28 dos cargos eram de juizes não partidários e um era de um juiz
democrata.
No
computo geral, como já dito, 35 estados tiveram eleições em 2020 para
78 das 344 cadeiras de juizes das supremas cortes estaduais, o que
representa só 23% do total porque os mandatos não são coincidentes nem
em todos os estados nem, necessariamente, dentro de cada suprema corte
de cada estado.
As
datas dessas eleições também variaram. 29 estados fizeram as suas “de
carona” na cédula da eleição presidencial de novembro, cinco já tinham
feito as deles antes dessa data e um estado deixou para fazer a sua
agora em dezembro.
41
juizes concorreram à reeleição, dos quais 37 (90%) tiveram sucesso. 28
dos 29 juizes submetidos a eleições de retenção (97%) mantiveram seus
cargos. Thomas Kilbride, democrata, foi o único que perdeu este ano, em
Illinois (em 2018 todos os cinco juizes da suprema corte de West
Virginia sofreram recall por corrupção). Sua vaga foi preenchida por um
juiz indicado interinamente pela própria corte para servir até dezembro
de 2022. Em novembro de 2022 o substituto de Kilbride terá de concorrer a
uma eleição partidária para continuar no cargo. Se vencer terá um
mandato de 10 anos, mas sempre sujeito a eleições periódicas de
retenção.
38
dos 50 estados americanos fazem eleições para seus juízes de supremas
cortes estaduais.
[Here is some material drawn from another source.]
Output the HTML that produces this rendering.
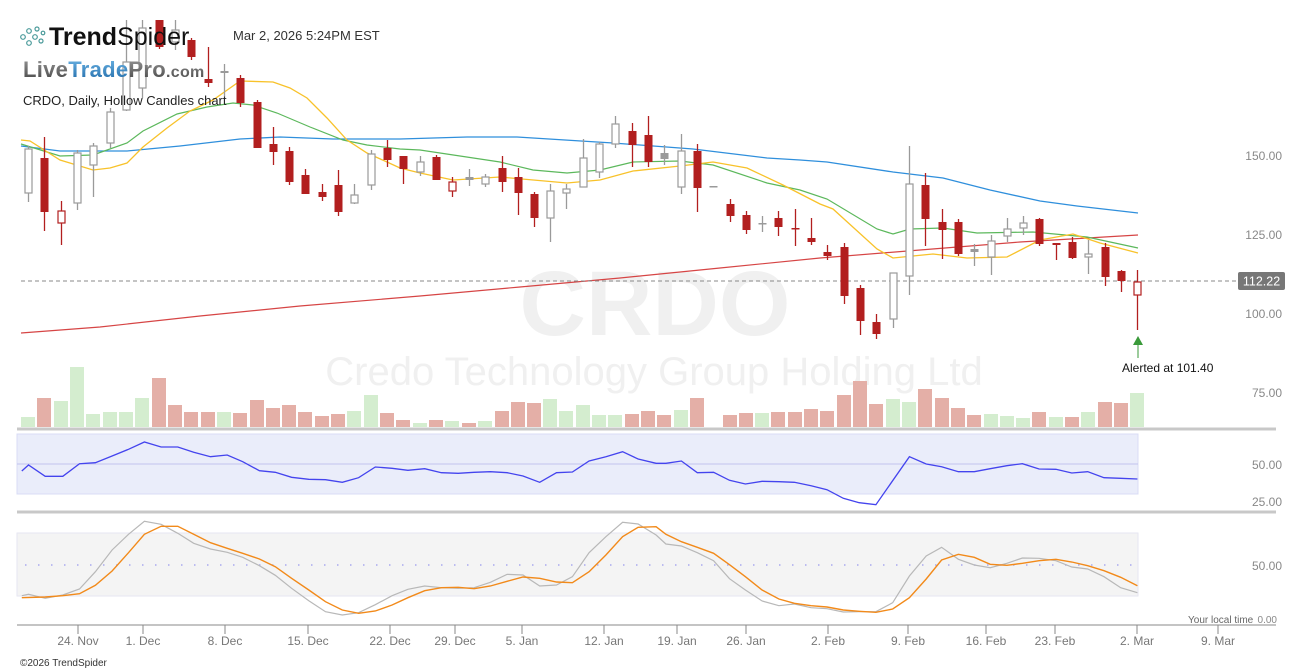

Os outros 12 usam sistemas de nomeação pelos
governadores, pelos legislativos estaduais ou por comissões montadas
para essa finalidade. Mas mesmo estes estão sujeitos a “eleições de
retenção” no meio do caminho, conforme expressamente recomendado pela
American Bar Association, o equivalente deles da OAB que aqui alia-se à
privilegiatura contra o povo.
Para
cortes intermediárias de apelação houve, em 2020, eleições em 30
estados envolvendo 201 vagas de juiz numa instância que tem um total de
976 juízes. Houve ainda eleições para centenas de cortes de primeira
instância.
Cabe
lembrar finalmente que os juízes da Suprema Corte Federal são os únicos
nomeados pelo presidente com chancela do Senado e com idade limite para
sair. Mas a Constituição Federal americana tem apenas 7 artigos e 28
emendas que definem o sistema de governo mais os chamados “direitos
negativos” do indivíduo, isto é, tudo aquilo que o Estado não pode fazer
contra ele. E isso é tudo, em geral para reafirma-los, em que pode se
meter o STF deles.
Um
direito-chave, entre esses “negativos”, é o direito à propriedade, que
lá é totalmente inviolável. O Estado só pode chegar ao bolso do cidadão
com o consentimento expresso dele, no voto, e essa é a “trava” de todo o
resto do sistema. Os “direitos positivos”, ou seja, todos aqueles em
que o Estado ou o resto da sociedade precisam ser mobilizados para que
cada indivíduo os tenha satisfeitos, que são, basicamente, todos aqueles
que custam dinheiro, ficam reservados para as constituições estaduais
ou municipais. De impostos e questões envolvendo qualquer forma de
“distribuição de renda” para baixo, como é o caso de todo “direito” dado
a alguém que envolva custo para outrem, quem vai pagar a conta é que
decide, “sim” ou “não”, se o seu estado ou a sua cidade vai conceder
adota-lo.
Ou
seja, quase tudo em que o nosso STF se mete aqui, exceção feita ao que é
da alçada dos legislativos, a casa dos representantes eleitos do povo
em que ninguém, a não ser o próprio povo, tem o poder de tocar, vai sem
dizer, lá é resolvido nas supremas cortes estaduais. E tudo seus juízes
decidem sabendo, sempre, que logo logo a “eleição de retenção” vem aí…
Na democracia de verdade, portanto, quem anda “debaixo de vara” são os juízes.